People involved in snatching cattle from Muslims speak with a triumphant sense that their moment in history has arrived. “Everyone in this world is born Hindu. They are turned into Muslims when they are circumcised and Christians when they are baptized,” said Dinesh Patil, a district head of the Bajrang Dal group in the southwestern state of Maharashtra.
At the complex he manages, Patil said that almost every one of the 1,700 cows grazing outside was “rescued by the Bajrang Dal” from “these Muslim slaughterers.” Patil described how a degree of law enforcement sanction is conferred on the cattle seizures: His group takes the cows and hands them over to the police, who then deliver the cattle to his facility.
“The entire investigation and catching of the culprits is done by us,” Patil said.
The police, he added, “have to listen to us because the BJP is in power.”
Modi's office referred Reuters’ request for comment to the Home Ministry. The ministry said it is "not correct" that cow vigilantism has risen on Modi's watch and "preposterous" to conclude that Hindus are organizing to confiscate and redistribute cattle.
Some people have taken the law into their own hands “in the name of protecting the cows,” the ministry noted in a written statement, but "the Government is committed to protect the legal rights of all citizens, including minorities in India." State governments, it said, have been directed to take “prompt action” against such people.
Prime Minister Modi has at least twice publicly criticized cow vigilantism. “Do we get the right to kill a human being in the name of cow? Is this ‘gau bhakti’? Is this ‘gau raksha’?” he declared in a speech in June, using the Hindi phrases for cow devotion and cow protection. “Violence is not the solution to any problem,” he added.
The Supreme Court has also addressed the issue. In September, the court ruled that central and state governments must deploy police officers to prevent cow vigilante violence.
On the ground, some Hindu activists aren’t heeding Modi’s calls. The leader of a group of cow vigilantes, which claims 10,000 members concentrated mostly in western and northern Indian states, said they were unmoved by the prime minister’s condemnation of what he called the vigilantes’ “anti-social activities.”

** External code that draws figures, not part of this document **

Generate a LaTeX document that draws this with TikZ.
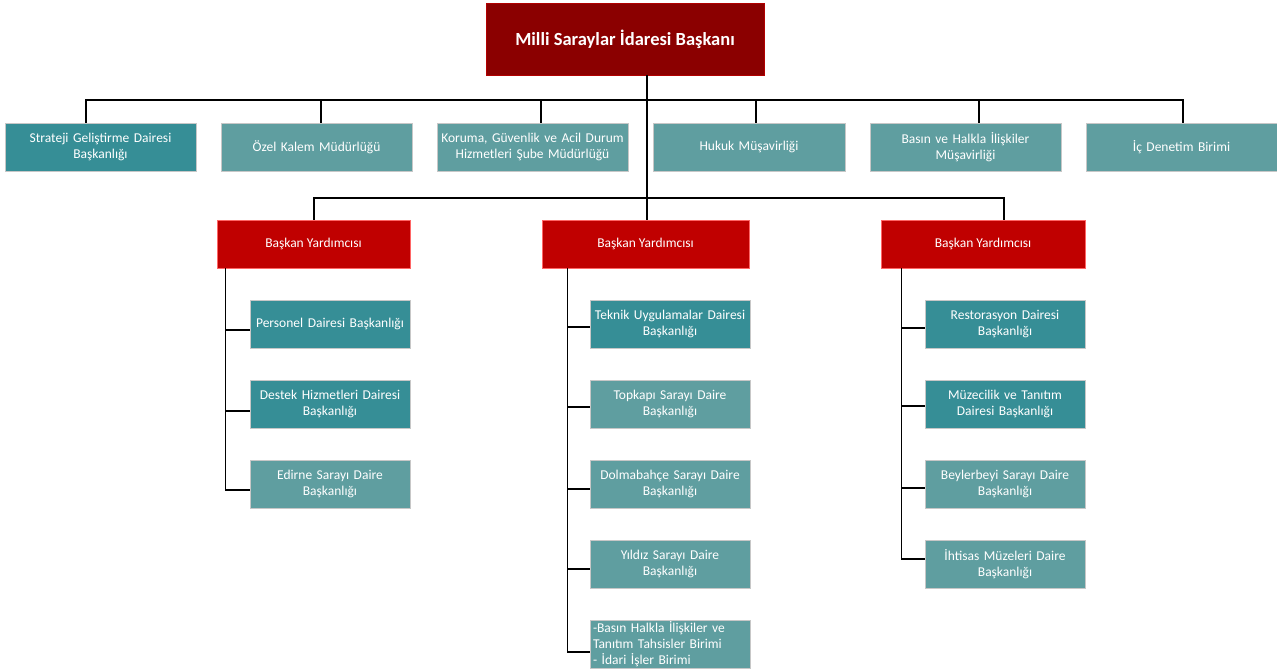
\documentclass[tikz,border=0pt]{standalone}
\usepackage{fontspec}
\setmainfont{Carlito}
\definecolor{dkteal}{RGB}{54,142,150}
\definecolor{ltteal}{RGB}{95,158,160}
\definecolor{topred}{RGB}{139,0,0}
\definecolor{vpred}{RGB}{192,0,0}
\begin{document}
\begin{tikzpicture}[x=1pt,y=-1pt,
  box/.style={rectangle, inner sep=2pt, text=white, align=center, font=\fontsize{13.5}{16.5}\selectfont, draw=black!22, line width=0.8pt, minimum height=48pt},
  dk/.style={box, fill=dkteal},
  lt/.style={box, fill=ltteal},
  vp/.style={box, fill=vpred, draw=red!60!white},
  conn/.style={draw=black, line width=1.2pt}
]
\useasboundingbox (0,0) rectangle (1277,670);
% top
\node[box, fill=topred, draw=red!70!black, minimum width=278pt, minimum height=72pt, font=\fontsize{18.5}{22}\selectfont\bfseries] (top) at (625,39) {Milli Saraylar İdaresi Başkanı};
% row 1
\node[dk, minimum width=191pt, text width=187pt] (s1) at (100.5,147) {Strateji Geliştirme Dairesi\\Başkanlığı};
\node[lt, minimum width=191pt, text width=187pt] (s2) at (316.5,147) {Özel Kalem Müdürlüğü};
\node[lt, minimum width=191pt, text width=187pt] (s3) at (532.5,147) {Koruma, Güvenlik ve Acil Durum\\Hizmetleri Şube Müdürlüğü};
\node[lt, minimum width=192pt, text width=188pt] (s4) at (749,147) {Hukuk Müşavirliği};
\node[lt, minimum width=191pt, text width=187pt] (s5) at (965.5,147) {Basın ve Halkla İlişkiler\\Müşavirliği};
\node[lt, minimum width=191pt, text width=187pt] (s6) at (1181.5,147) {İç Denetim Birimi};
% VPs
\node[vp, minimum width=193pt] (v1) at (313.5,244) {Başkan Yardımcısı};
\node[vp, minimum width=207pt] (v2) at (645.5,244) {Başkan Yardımcısı};
\node[vp, minimum width=204pt] (v3) at (983,244) {Başkan Yardımcısı};
% VP1 children
\node[dk, minimum width=160pt, text width=156pt] (a1) at (330,324) {Personel Dairesi Başkanlığı};
\node[dk, minimum width=160pt, text width=156pt] (a2) at (330,404) {Destek Hizmetleri Dairesi\\Başkanlığı};
\node[lt, minimum width=160pt, text width=156pt] (a3) at (330,484) {Edirne Sarayı Daire\\Başkanlığı};
% VP2 children
\node[dk, minimum width=160pt, text width=156pt] (b1) at (670,324) {Teknik Uygulamalar Dairesi\\Başkanlığı};
\node[lt, minimum width=160pt, text width=156pt] (b2) at (670,404) {Topkapı Sarayı Daire\\Başkanlığı};
\node[lt, minimum width=160pt, text width=156pt] (b3) at (670,484) {Dolmabahçe Sarayı Daire\\Başkanlığı};
\node[lt, minimum width=160pt, text width=156pt] (b4) at (670,564) {Yıldız Sarayı Daire\\Başkanlığı};
\node[lt, minimum width=160pt, text width=154pt, align=left, inner sep=0pt, font=\fontsize{13.5}{16}\selectfont] (b5) at (670,644) {-Basın Halkla İlişkiler ve\\Tanıtım Tahsisler Birimi\\- İdari İşler Birimi};
% VP3 children
\node[dk, minimum width=160pt, text width=156pt] (c1) at (1005,324) {Restorasyon Dairesi\\Başkanlığı};
\node[dk, minimum width=160pt, text width=156pt] (c2) at (1005,404) {Müzecilik ve Tanıtım\\Dairesi Başkanlığı};
\node[lt, minimum width=160pt, text width=156pt] (c3) at (1005,484) {Beylerbeyi Sarayı Daire\\Başkanlığı};
\node[lt, minimum width=160pt, text width=156pt] (c4) at (1005,564) {İhtisas Müzeleri Daire\\Başkanlığı};
% connectors row 1
\coordinate (bus1) at (647,100);
\path[conn] ([xshift=-14.5pt]s1.north) |- (bus1) -| ([xshift=1.5pt]s6.north);
\path[conn] ([xshift=4.5pt]s2.north) -- ([xshift=4.5pt]s2.north |- bus1);
\path[conn] ([xshift=8.5pt]s3.north) -- ([xshift=8.5pt]s3.north |- bus1);
\path[conn] ([xshift=7pt]s4.north) -- ([xshift=7pt]s4.north |- bus1);
\path[conn] ([xshift=13.5pt]s5.north) -- ([xshift=13.5pt]s5.north |- bus1);
% main trunk
\path[conn] ([xshift=22pt]top.south) -- ([xshift=1.5pt]v2.north);
\coordinate (bus2) at (647,198);
\path[conn] ([xshift=0.5pt]v1.north) |- (bus2) -| ([xshift=21pt]v3.north);
% VP1 children
\path[conn] ([xshift=9pt]v1.south west) |- ([yshift=-6pt]a1.west);
\path[conn] ([xshift=9pt]v1.south west) |- ([yshift=-7pt]a2.west);
\path[conn] ([xshift=9pt]v1.south west) |- ([yshift=-6pt]a3.west);
% VP2 children
\path[conn] ([xshift=26pt]v2.south west) |- ([yshift=-3pt]b1.west);
\path[conn] ([xshift=26pt]v2.south west) |- ([yshift=-3pt]b2.west);
\path[conn] ([xshift=26pt]v2.south west) |- ([yshift=-5pt]b3.west);
\path[conn] ([xshift=26pt]v2.south west) |- ([yshift=-5pt]b4.west);
\path[conn] ([xshift=26pt]v2.south west) |- ([yshift=-8pt]b5.west);
% VP3 children
\path[conn] ([xshift=21pt]v3.south west) |- ([yshift=-4pt]c1.west);
\path[conn] ([xshift=21pt]v3.south west) |- ([yshift=-2pt]c2.west);
\path[conn] ([xshift=21pt]v3.south west) |- ([yshift=-4pt]c3.west);
\path[conn] ([xshift=21pt]v3.south west) |- ([yshift=5pt]c4.west);
\end{tikzpicture}
\end{document}
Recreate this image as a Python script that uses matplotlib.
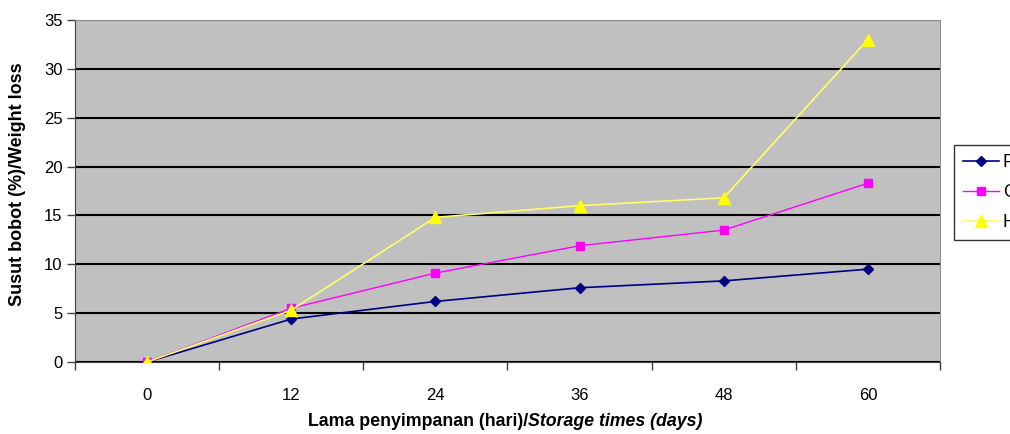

Pandit said networks of vigilantes operating under his Bhartiya Gau Raksha Dal – or Indian cow protection group – captured as many as 60,000 cows in the three years before Modi came to office. Since 2014, Pandit said, the group has grabbed more than 100,000 cows, often working with police.
A similar scenario has unfolded in Assam, where the BJP won power last year. Located in the farthest reaches of India’s northeast, the state is in a region where cow vigilante activity was all but unheard of.
The leader of a right-wing Hindu youth organization said he waited a year for the BJP-led government in Assam to crack down on what his group views as illegal cattle trading. Then, said Balen Baishya, head of the Hindu Youth-Students Council of Assam, he decided that local party leadership was not made up of “hardcore believers.”
On July 2, Baishya said, he and his men seized three vehicles carrying cows. Video of the incident posted to the Internet shows a mob surrounding one of the drivers as a man beat him with a baton while he writhed on the ground and tried to shield himself, the reports says.